[Start Given entries]

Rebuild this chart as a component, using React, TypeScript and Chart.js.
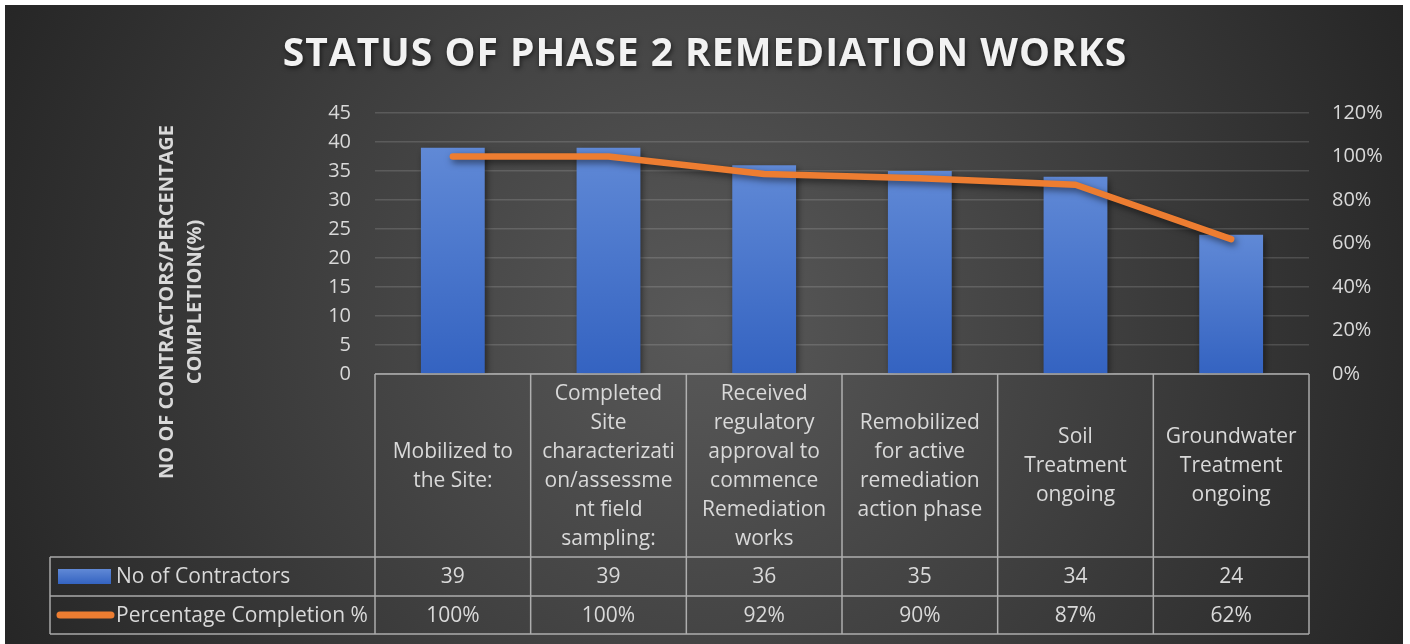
import React, { useEffect, useRef } from 'react';
import { Chart, registerables } from 'chart.js';

Chart.register(...registerables);

const TITLE = 'STATUS OF PHASE 2 REMEDIATION WORKS';
const Y_TITLE = ['NO OF CONTRACTORS/PERCENTAGE', 'COMPLETION(%)'];
const CATEGORIES: string[][] = [
  ['Mobilized to', 'the Site:'],
  ['Completed', 'Site', 'characterizati', 'on/assessme', 'nt field', 'sampling:'],
  ['Received', 'regulatory', 'approval to', 'commence', 'Remediation', 'works'],
  ['Remobilized', 'for active', 'remediation', 'action phase'],
  ['Soil', 'Treatment', 'ongoing'],
  ['Groundwater', 'Treatment', 'ongoing'],
];
const SERIES_NAMES = ['No of Contractors', 'Percentage Completion %'];
const CONTRACTORS = [39, 39, 36, 35, 34, 24];
const COMPLETION = [100, 100, 92, 90, 87, 62];
const LEFT_MAX = 45;
const LEFT_STEP = 5;
const RIGHT_MAX = 120;
const RIGHT_STEP = 20;

const FONT = '"Open Sans", "DejaVu Sans", sans-serif';
const TEXT = '#d9d9d9';
const BORDER = 'rgba(200,200,200,0.8)';
const BLUE_TOP = '#6089d6';
const BLUE_BOTTOM = '#3463c1';
const ORANGE = '#ed7d31';

const W = 1398;
const H = 639;

const backgroundPlugin = {
  id: 'bg',
  beforeDraw(chart: any) {
    const ctx = chart.ctx;
    ctx.save();
    const g = ctx.createRadialGradient(699, 320, 0, 699, 320, 770);
    g.addColorStop(0, '#595959');
    g.addColorStop(1, '#262626');
    ctx.fillStyle = g;
    ctx.fillRect(0, 0, chart.width, chart.height);
    ctx.restore();
  },
};

const shadowPlugin = {
  id: 'shadows',
  beforeDatasetDraw(chart: any) {
    const ctx = chart.ctx;
    ctx.save();
    ctx.shadowColor = 'rgba(0,0,0,0.55)';
    ctx.shadowBlur = 7;
    ctx.shadowOffsetX = 2;
    ctx.shadowOffsetY = 3;
  },
  afterDatasetDraw(chart: any) {
    chart.ctx.restore();
  },
};

const textPlugin = {
  id: 'texts',
  afterDraw(chart: any) {
    const ctx = chart.ctx;
    const area = chart.chartArea;
    const x = chart.scales.x;

    // Title
    ctx.save();
    ctx.font = `bold 39px ${FONT}`;
    ctx.fillStyle = '#f2f2f2';
    ctx.textAlign = 'center';
    ctx.textBaseline = 'middle';
    try { (ctx as any).letterSpacing = '1px'; } catch (e) {}
    ctx.shadowColor = 'rgba(0,0,0,0.6)';
    ctx.shadowBlur = 5;
    ctx.shadowOffsetX = 1;
    ctx.shadowOffsetY = 2;
    ctx.fillText(TITLE, chart.width / 2 + 1, 50);
    ctx.restore();

    // Y axis title
    ctx.save();
    ctx.translate(162.5, 297);
    ctx.rotate(-Math.PI / 2);
    ctx.font = `bold 20px ${FONT}`;
    ctx.fillStyle = TEXT;
    ctx.textAlign = 'center';
    ctx.textBaseline = 'middle';
    Y_TITLE.forEach((line, i) => ctx.fillText(line, 0, i * 28));
    ctx.restore();

    // Data table
    const top = area.bottom;
    const headBottom = top + 183;
    const r1 = headBottom + 39;
    const r2 = r1 + 38;
    const legendLeft = 45;
    const colW = (area.right - area.left) / CATEGORIES.length;

    ctx.save();
    ctx.strokeStyle = BORDER;
    ctx.lineWidth = 1.5;
    ctx.beginPath();
    ctx.moveTo(area.left, top); ctx.lineTo(area.right, top);
    [headBottom, r1, r2].forEach((yy) => { ctx.moveTo(legendLeft, yy); ctx.lineTo(area.right, yy); });
    ctx.moveTo(legendLeft, headBottom); ctx.lineTo(legendLeft, r2);
    for (let i = 0; i <= CATEGORIES.length; i++) {
      const xx = area.left + i * colW;
      ctx.moveTo(xx, top); ctx.lineTo(xx, r2);
    }
    ctx.stroke();

    ctx.fillStyle = TEXT;
    ctx.textAlign = 'center';
    ctx.textBaseline = 'middle';
    ctx.font = `21px ${FONT}`;
    const lh = 29;
    const headMid = (top + headBottom) / 2 + 1;
    CATEGORIES.forEach((lines, i) => {
      const cx = x.getPixelForValue(i);
      const start = headMid - ((lines.length - 1) * lh) / 2;
      lines.forEach((ln, j) => ctx.fillText(ln, cx, start + j * lh));
      ctx.fillText(String(CONTRACTORS[i]), cx, (headBottom + r1) / 2 + 1);
      ctx.fillText(COMPLETION[i] + '%', cx, (r1 + r2) / 2 + 1);
    });

    // legend keys
    const m1 = (headBottom + r1) / 2;
    const m2 = (r1 + r2) / 2;
    const g = ctx.createLinearGradient(0, m1 - 7.5, 0, m1 + 7.5);
    g.addColorStop(0, BLUE_TOP);
    g.addColorStop(1, BLUE_BOTTOM);
    ctx.fillStyle = g;
    ctx.fillRect(53, m1 - 7.5, 53, 15);
    ctx.strokeStyle = ORANGE;
    ctx.lineWidth = 7;
    ctx.lineCap = 'round';
    ctx.beginPath();
    ctx.moveTo(55, m2);
    ctx.lineTo(106, m2);
    ctx.stroke();

    ctx.fillStyle = TEXT;
    ctx.textAlign = 'left';
    ctx.fillText(SERIES_NAMES[0], 111, m1 + 1);
    ctx.fillText(SERIES_NAMES[1], 111, m2 + 1);
    ctx.restore();
  },
};

export default function App() {
  const ref = useRef<HTMLCanvasElement | null>(null);

  useEffect(() => {
    document.body.style.margin = '0';
    if (!ref.current) return;
    const chart = new Chart(ref.current, {
      type: 'bar',
      data: {
        labels: CATEGORIES,
        datasets: [
          {
            type: 'line',
            label: SERIES_NAMES[1],
            data: COMPLETION,
            yAxisID: 'y1',
            borderColor: ORANGE,
            backgroundColor: ORANGE,
            borderWidth: 6.5,
            borderCapStyle: 'round',
            borderJoinStyle: 'round',
            pointRadius: 0,
            tension: 0,
            order: 0,
          } as any,
          {
            type: 'bar',
            label: SERIES_NAMES[0],
            data: CONTRACTORS,
            yAxisID: 'y',
            backgroundColor: (c: any) => {
              const ch = c.chart;
              const area = ch.chartArea;
              if (!area || c.type !== 'data') return BLUE_TOP;
              const yTop = ch.scales.y.getPixelForValue(c.raw);
              const g = ch.ctx.createLinearGradient(0, yTop, 0, area.bottom);
              g.addColorStop(0, BLUE_TOP);
              g.addColorStop(1, BLUE_BOTTOM);
              return g;
            },
            borderWidth: 0,
            categoryPercentage: 1,
            barPercentage: 0.41,
            order: 1,
          } as any,
        ],
      },
      options: {
        responsive: false,
        animation: false,
        layout: { padding: { top: 108, bottom: H - 369, left: 0, right: 0 } },
        plugins: {
          legend: { display: false },
          tooltip: { enabled: false },
          title: { display: false },
        },
        scales: {
          x: { display: false, offset: true },
          y: {
            position: 'left',
            min: 0,
            max: LEFT_MAX,
            border: { display: false },
            grid: { color: 'rgba(255,255,255,0.14)', lineWidth: 1.5, drawTicks: false },
            ticks: { stepSize: LEFT_STEP, color: TEXT, padding: 24, font: { family: FONT, size: 20 } },
            afterFit: (s: any) => { s.width = 370; },
          },
          y1: {
            position: 'right',
            min: 0,
            max: RIGHT_MAX,
            border: { display: false },
            grid: { display: false, drawTicks: false },
            ticks: {
              stepSize: RIGHT_STEP,
              color: TEXT,
              padding: 23,
              font: { family: FONT, size: 20 },
              callback: (v: any) => v + '%',
            },
            afterFit: (s: any) => { s.width = W - 1304; },
          },
        },
      },
      plugins: [backgroundPlugin, shadowPlugin, textPlugin],
    });
    return () => chart.destroy();
  }, []);

  return (
    <div style={{ padding: '5px 0 0 5px', background: '#fff', width: W, height: H }}>
      <canvas ref={ref} width={W} height={H} style={{ display: 'block', width: W, height: H }} />
    </div>
  );
}
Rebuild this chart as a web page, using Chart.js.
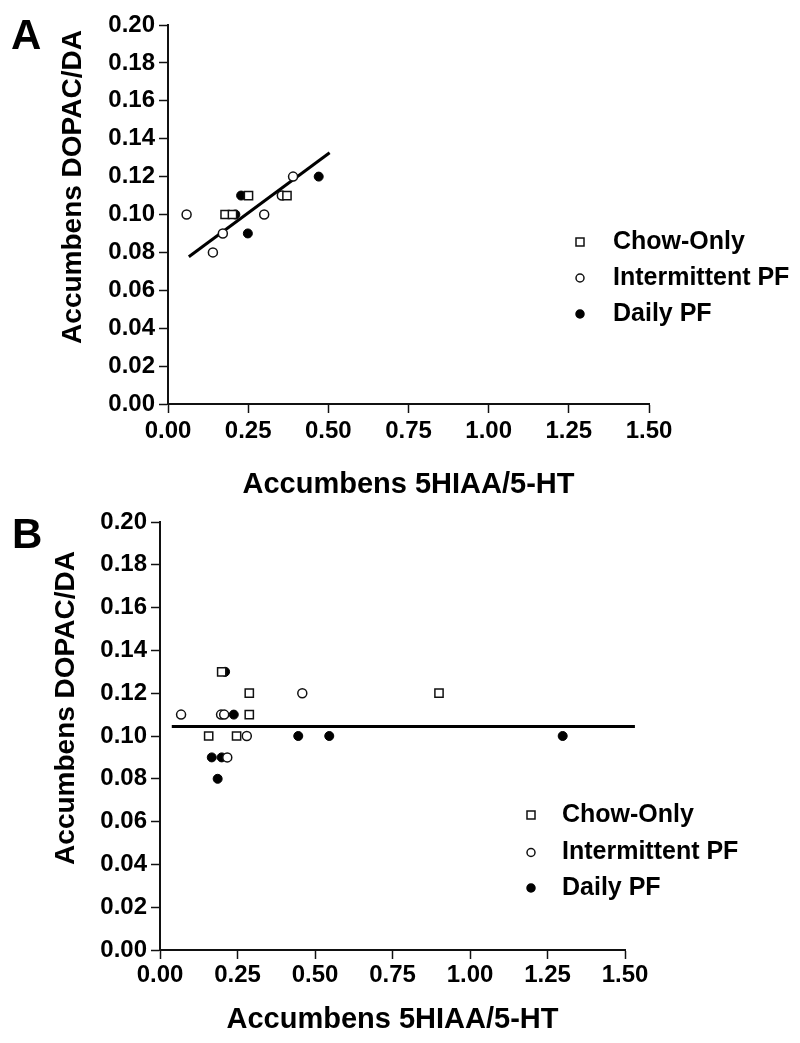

[End Given entries]

_Written request:_ Omitting all pictures, restate exactly the lines of the material from its start through the line that contains "Chart.register(...registerables);".

_Solution to this exercise:_
Rebuild this chart as a component, using React, TypeScript and Chart.js.
import React, { useEffect, useRef } from 'react';
import { Chart, registerables } from 'chart.js';

Chart.register(...registerables);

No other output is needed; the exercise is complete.